I was writing about spats between the U.S. and the European Union over their subsidies, and thought of it as just a trade war. I wasn't thinking about, if our subsidy programs tend to depress prices, who else does that affect? Earlier this decade I woke up to the idea that it really affects farmers who don't receive subsidies and only get what the market will bear. And oftentimes these farmers can grow crops cheaper than anyone else. The Doha round [of international trade talks] is comatose, and one of the big stumbling blocks is it could force the West to figure out how to change the way we run farm subsidy programs.
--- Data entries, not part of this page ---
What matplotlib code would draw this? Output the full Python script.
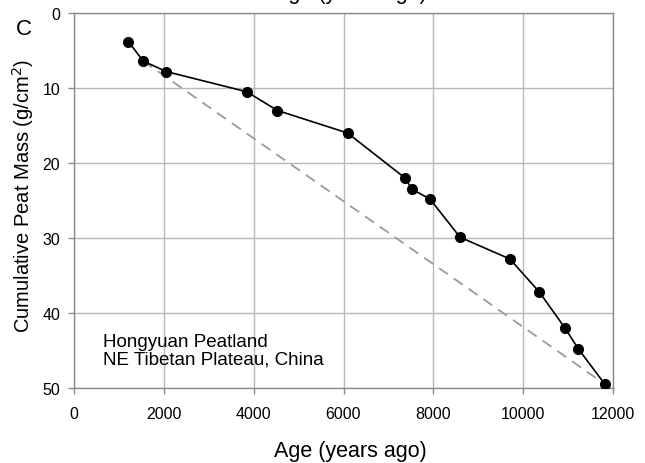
import matplotlib
matplotlib.use("Agg")
import matplotlib.pyplot as plt

plt.rcParams['font.family'] = ['Liberation Sans', 'DejaVu Sans']

age = [1210, 1540, 2050, 3845, 4530, 6090, 7370, 7525, 7925, 8595, 9705, 10360, 10930, 11230, 11820]
mass = [3.8, 6.4, 7.8, 10.5, 13.0, 16.0, 22.0, 23.5, 24.8, 29.9, 32.8, 37.2, 42.0, 44.8, 49.5]
xticks = [0, 2000, 4000, 6000, 8000, 10000, 12000]
yticks = [0, 10, 20, 30, 40, 50]

W, H = 645, 464
fig = plt.figure(figsize=(6.45, 4.64), dpi=100)
ax = fig.add_axes([74/W, 1-389/H, (613-74)/W, (389-14)/H])

ax.plot([age[1], age[-1]], [mass[1], mass[-1]], color='#9a9a9a', lw=1.3,
        dashes=(6, 4), zorder=2)
ax.plot(age, mass, color='black', lw=1.2, marker='o', markersize=7,
        markerfacecolor='black', markeredgecolor='black', zorder=3)

ax.set_xlim(0, 12000)
ax.set_ylim(50, 0)
ax.set_xticks(xticks)
ax.set_yticks(yticks)
ax.grid(True, color='#b8b8b8', lw=1.0)
ax.set_axisbelow(True)
for s in ax.spines.values():
    s.set_color('#8a8a8a')
    s.set_linewidth(1.0)
ax.tick_params(direction='out', length=4, width=1, color='#8a8a8a',
               labelsize=11.5)
ax.tick_params(axis='x', pad=9)
ax.tick_params(axis='y', pad=6)
ax.set_xticklabels([str(v) for v in xticks])

fig.text(23/W, 1-196/H, 'Cumulative Peat Mass (g/cm$^2$)', fontsize=14.5,
         rotation=90, ha='center', va='center')
fig.text(350/W, 1-457/H, 'Age (years ago)', fontsize=15.5, ha='center', va='baseline')
fig.text(350/W, 1+0.5/H, 'Age (years ago)', fontsize=15.5, ha='center', va='baseline')
fig.text(23.5/W, 1-29.5/H, 'C', fontsize=16, ha='center', va='center')

ax.text(103/W, 1-347/H, 'Hongyuan Peatland', transform=fig.transFigure,
        fontsize=13.5, ha='left', va='baseline')
ax.text(103/W, 1-365/H, 'NE Tibetan Plateau, China', transform=fig.transFigure,
        fontsize=13.5, ha='left', va='baseline')

fig.savefig('out.png', dpi=100)
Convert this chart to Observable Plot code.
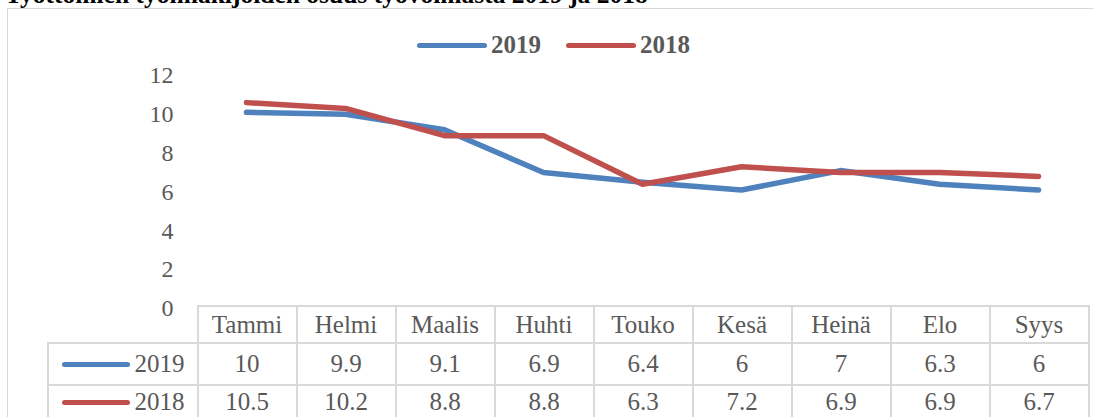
<!DOCTYPE html>
<html>
<head>
<meta charset="utf-8">
<script src="https://cdn.jsdelivr.net/npm/d3@7"></script>
<script src="https://cdn.jsdelivr.net/npm/@observablehq/plot@0.6"></script>
<style>
  html, body { margin: 0; padding: 0; background: #fff; }
  #wrap { position: relative; width: 1093px; height: 417px; overflow: hidden; font-family: "Liberation Serif", "Times New Roman", serif; }
  #box { position: absolute; left: 7px; top: 8px; width: 1200px; height: 600px; border: 1px solid #d9d9d9; box-sizing: border-box; }
  #title { position: absolute; left: 5px; top: -17px; font-size: 25.5px; line-height: 24px; font-weight: bold; color: #000; white-space: nowrap; font-family: "Liberation Serif", serif; }
  #legend { position: absolute; left: 417px; top: 30px; height: 30px; display: flex; align-items: center; font-size: 25px; font-weight: bold; color: #595959; font-family: "Liberation Serif", serif; }
  #legend .item { display: flex; align-items: center; margin-right: 25px; }
  #legend .key { display: inline-block; width: 70px; height: 5px; border-radius: 3px; margin-right: 4px; }
  #chart { position: absolute; left: 0; top: 0; }
  #table { position: absolute; left: 47px; top: 305px; border-collapse: collapse; table-layout: fixed; font-size: 25px; color: #595959; font-family: "Liberation Serif", serif; }
  #table td { border: 2px solid #d9d9d9; padding: 0; text-align: center; white-space: nowrap; font-family: "Liberation Serif", serif; vertical-align: middle; }
  #table td.blank { border-top: none; border-left: none; }
  #table td.lab { text-align: right; padding-right: 12px; }
  #table .key { display: inline-block; width: 68px; height: 5px; border-radius: 3px; margin-right: 5px; vertical-align: middle; position: relative; top: -2px; }
</style>
</head>
<body>
<div id="wrap">
  <div id="box"></div>
  <div id="title"></div>
  <div id="legend"></div>
  <div id="chart"></div>
  <table id="table"></table>
</div>
<script>
const titleText = "Työttömien työnhakijoiden osuus työvoimasta 2019 ja 2018";
const months = ["Tammi", "Helmi", "Maalis", "Huhti", "Touko", "Kesä", "Heinä", "Elo", "Syys"];
const values2019 = [10, 9.9, 9.1, 6.9, 6.4, 6, 7, 6.3, 6];
const values2018 = [10.5, 10.2, 8.8, 8.8, 6.3, 7.2, 6.9, 6.9, 6.7];
const seriesNames = ["2019", "2018"];
const seriesColors = ["#4F81BD", "#C0504D"];
const yTicks = [0, 2, 4, 6, 8, 10, 12];

const seriesValues = [values2019, values2018];
const data = seriesNames.flatMap((s, si) => months.map((m, i) => ({series: s, month: m, value: seriesValues[si][i]})));

document.getElementById("title").textContent = titleText;

const legend = d3.select("#legend");
seriesNames.forEach((s, i) => {
  const it = legend.append("div").attr("class", "item");
  it.append("span").attr("class", "key").style("background", seriesColors[i]);
  it.append("span").text(s);
});

const chart = Plot.plot({
  width: 1093,
  height: 307,
  marginLeft: 195,
  marginRight: 5,
  marginTop: 73,
  marginBottom: 1,
  style: {fontFamily: "Liberation Serif, serif", fontSize: "24px", color: "#595959", background: "transparent", overflow: "visible"},
  x: {type: "point", domain: months, padding: 0.5, axis: null},
  y: {domain: [0, 12]},
  color: {domain: seriesNames, range: seriesColors},
  marks: [
    Plot.axisY({ticks: yTicks, tickSize: 0, tickPadding: 22, label: null, tickFormat: d => String(d), dy: 2, fill: "#595959", fontFamily: "Liberation Serif, serif"}),
    Plot.line(data, {x: "month", y: "value", z: "series", stroke: "series", strokeWidth: 5.5, strokeLinecap: "round", strokeLinejoin: "round"})
  ]
});
document.getElementById("chart").appendChild(chart);

// table aligned to the Plot x scale
const xs = chart.scale("x");
const step = xs.apply(months[1]) - xs.apply(months[0]);
const firstLeft = xs.apply(months[0]) - step / 2;
const labelWidth = firstLeft - 47;
const table = d3.select("#table");
const cg = table.append("colgroup");
cg.append("col").style("width", labelWidth + "px");
months.forEach(() => cg.append("col").style("width", step + "px"));
table.style("width", (labelWidth + step * months.length) + "px");

const rowHeights = ["37px", "42px", "34px"];
const head = table.append("tr").style("height", rowHeights[0]);
head.append("td").attr("class", "blank");
months.forEach(m => head.append("td").text(m));
seriesNames.forEach((s, si) => {
  const tr = table.append("tr").style("height", rowHeights[si + 1]);
  const lab = tr.append("td").attr("class", "lab");
  lab.append("span").attr("class", "key").style("background", seriesColors[si]);
  lab.append("span").text(s);
  seriesValues[si].forEach(v => tr.append("td").text(String(v)));
});
</script>
</body>
</html>
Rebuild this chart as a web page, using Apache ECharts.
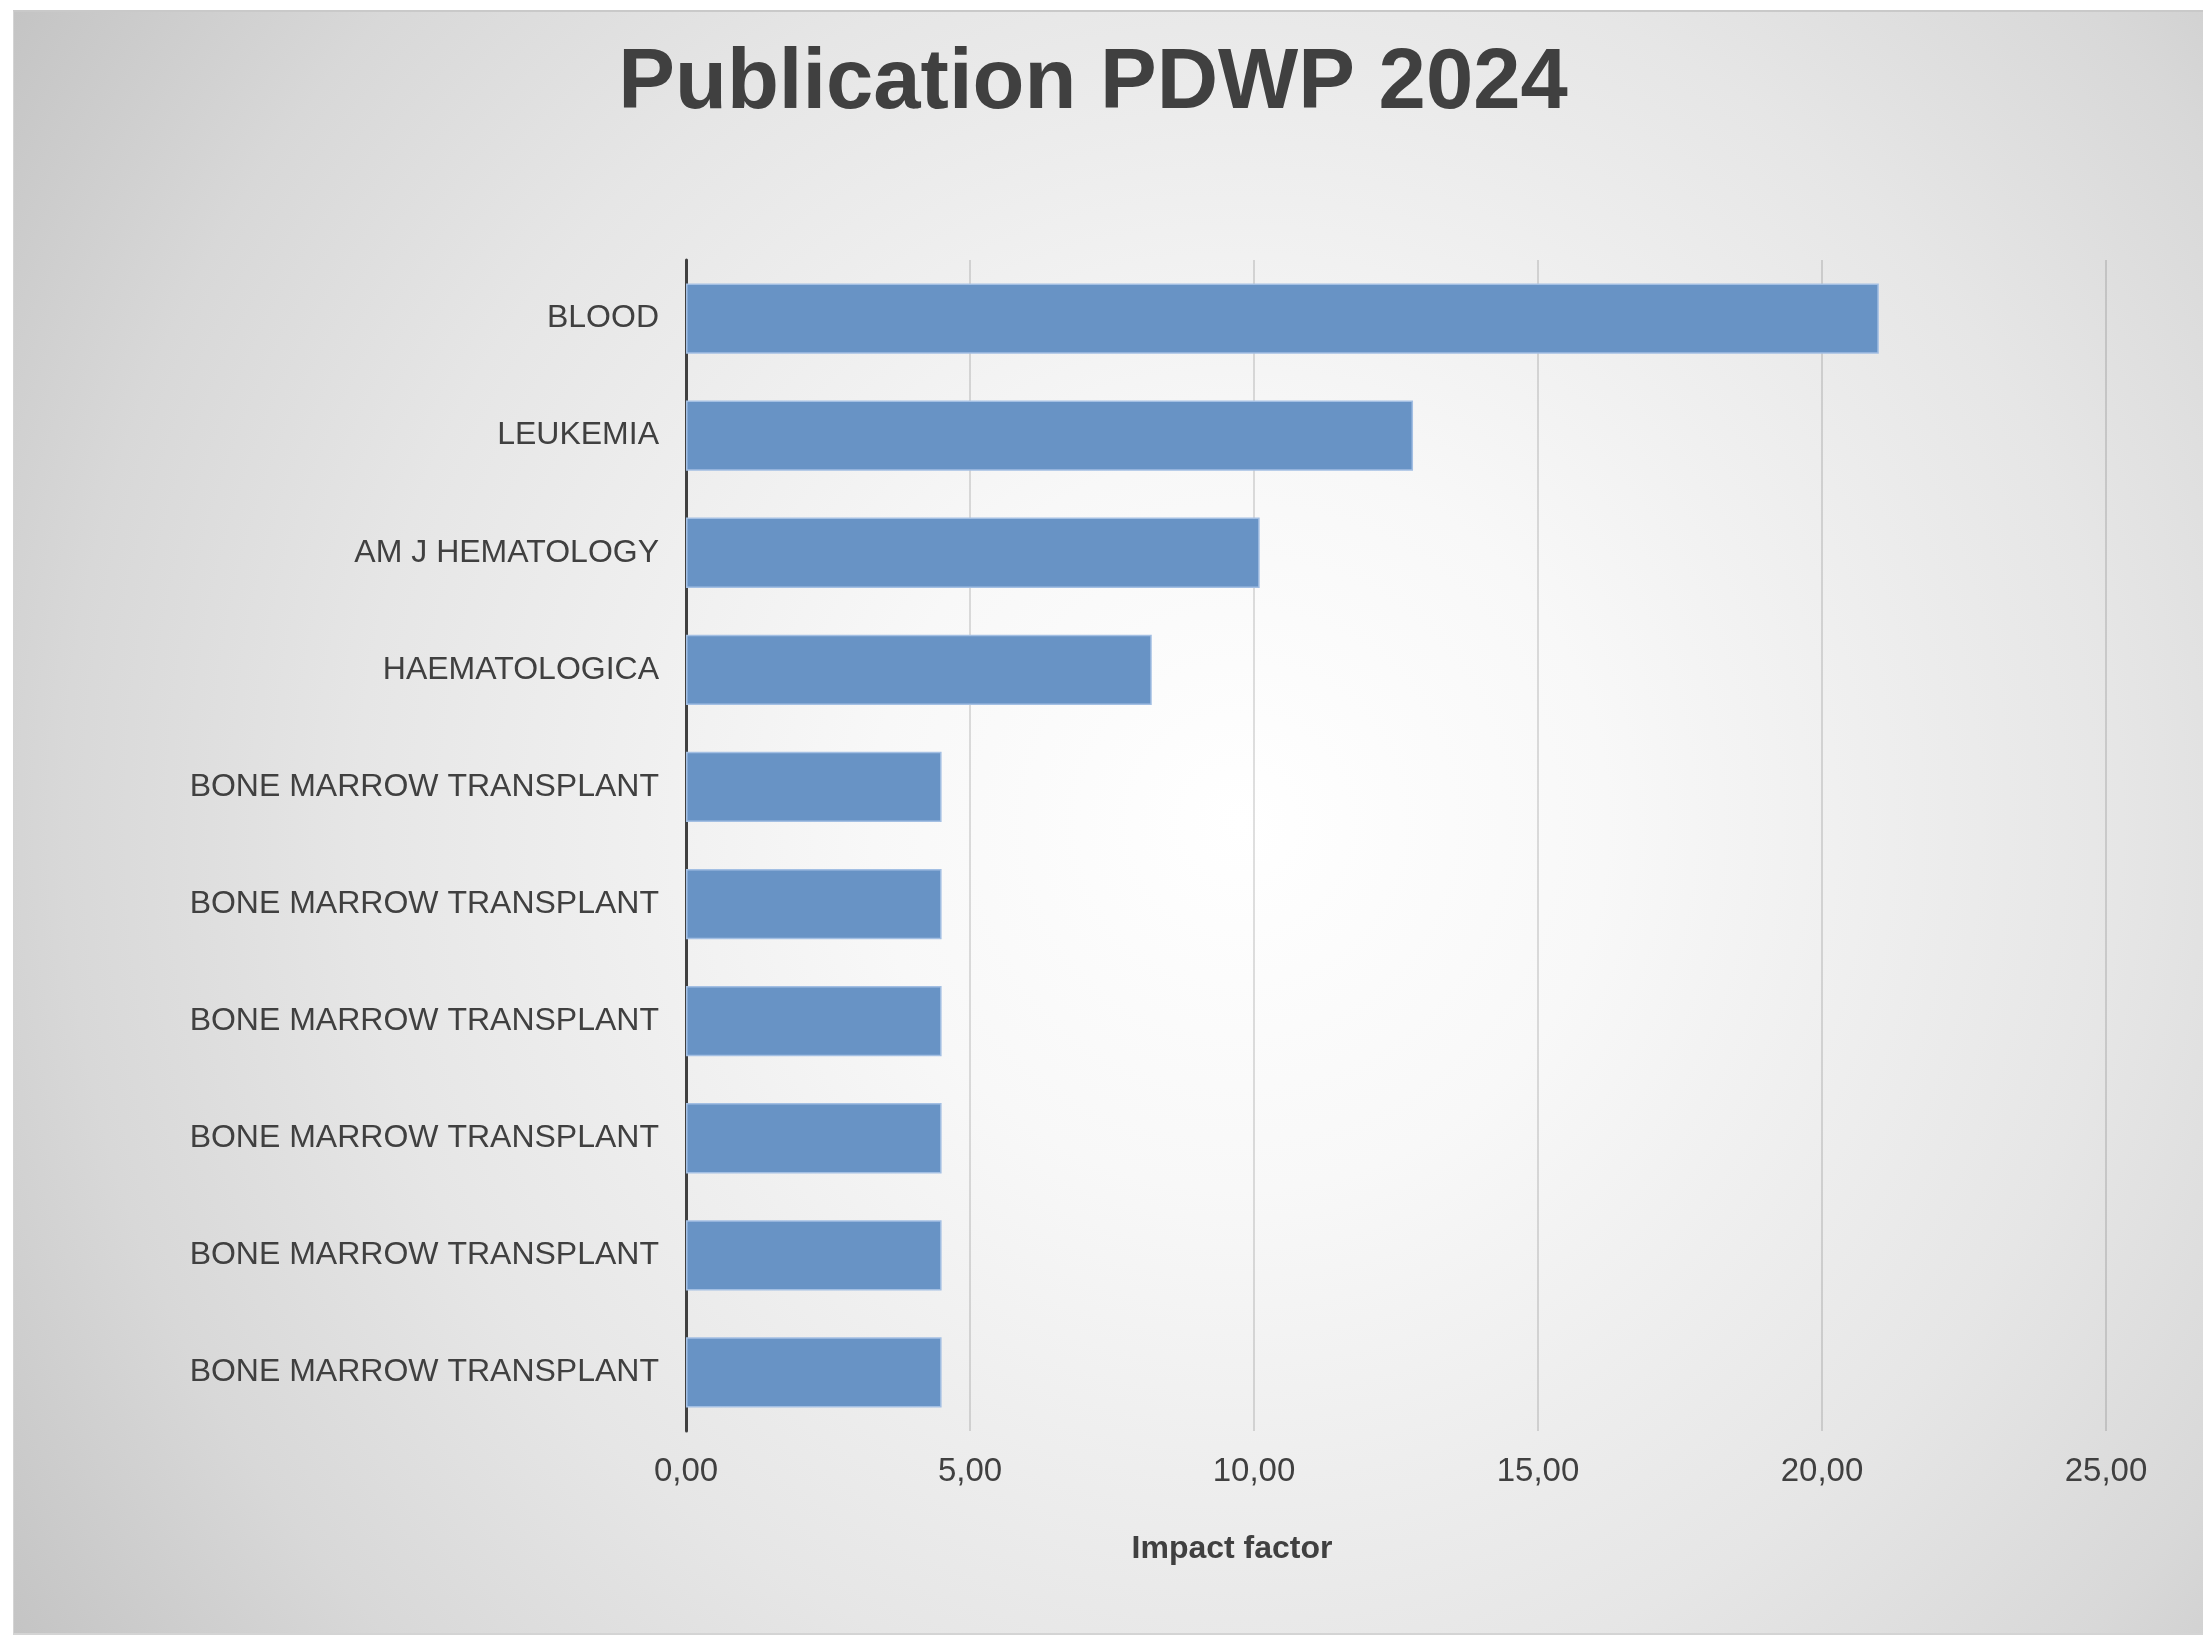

You have groups in the U.S. who have a very big interest in seeing the farm subsidy system continue the way it is, and it's their first interest. You don't have a political constituency organized around fighting hunger for hunger's sake. It's hard to find someone in the House or Senate who thinks of the hungry overseas as a constituency.
Reason: You also point the finger at an aspect of American energy policy in hurting the world's hungry: our ethanol subsidies.
Kilman: The ethanol program creates a subsidy for demand on corn, which has a ripple effect on other crops. Farmers plant more corn, and plant less of something else. And what's happened, I think unintentionally, is by creating a mandate for ethanol you tied the price of corn and indirectly the cost of a bunch of our food to the cost of oil.
Now one third of America's biggest crop is used to make fuel, and that's happened very rapidly. If you look at the price of corn today, it's at a new plateau. Corn in the '90s and first half of this decade was usually $2 a bushel. Now a few weeks ago it was $4 a bushel, and now around $3.50, but it's settling at a higher plateau. Soybeans have also settled at higher prices which means it's more expensive to keep buying the same amount for food aid programs.
I was in Africa in 2007 when the price of corn first started going up. You are seeing food riots in the developing world, but I think it's complicated. That run up in corn filters through other commodities, and what happens with the ethanol program and biofuel mandates is they have fed into a general environment where traders are willing to bid up prices. But in addition to ethanol, the developing middle class in emerging nations are eating better, want to eat more meat, and you need more grain to produce more meat.
There were many things going on in world food markets, I hate the cliché of "perfect storm" but it fits—a lot of bad things were coming together, and one was ethanol. I don't blame ethanol solely for food riots. But demand for grain started rising faster than our ability to produce grain in this decade, and ethanol biofuels was one of the reasons.